Viel zuviel. Zwar sind die Texte für Operngesang erstaunlich gut zu verstehen, trotzdem wäre es für das Timing oft wünschenswert gewesen, einfach mal kurz zu sagen, um was es geht, und nicht alles durch langatmige Arien hindurchzuquälen. Überhaupt schafft die Musik wenig Atmosphäre, dafür aber haarsträubende Zuordnungen. Der liebe Kater hat die süßliche Schnulzenmusik, der altmodische Gerichtsvollzieher das altmodische Rezitativ über Orgelpunkt. Und beim Auftritt des Zauberneffen und der Hexentante gibt es jenes musikalische Gequaddel, das finstere Ahnungen bestätigt: Tonal ist gut und atonal ist böse. Haben wir es nicht schon immer gewußt?

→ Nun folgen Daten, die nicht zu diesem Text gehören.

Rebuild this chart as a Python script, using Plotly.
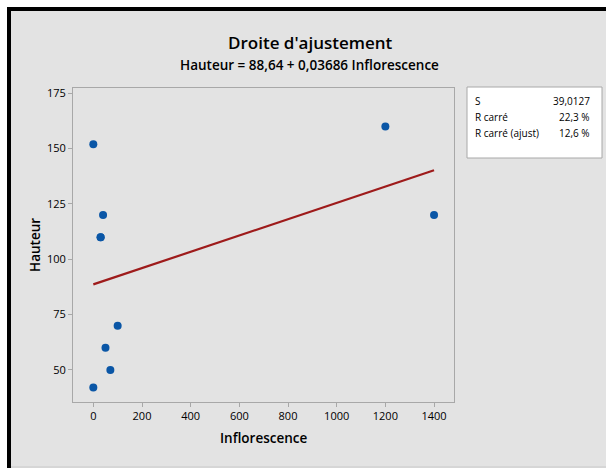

Der Wunschpunsch ist in der Inszenierung der Kammeroper ein höllisch moralinsaures Gebräu. Doch seltsam: den Kindern im Theater hat es wohl gefallen. Das muß an Michael Ende liegen. Christine Hohmeyer
Bis 9. 5., 18 Uhr, Berliner Kammeroper im carrousel Theater, Hans-Rodenberg-Platz, Lichtenberg, Wiederaufnahme am 25. 11.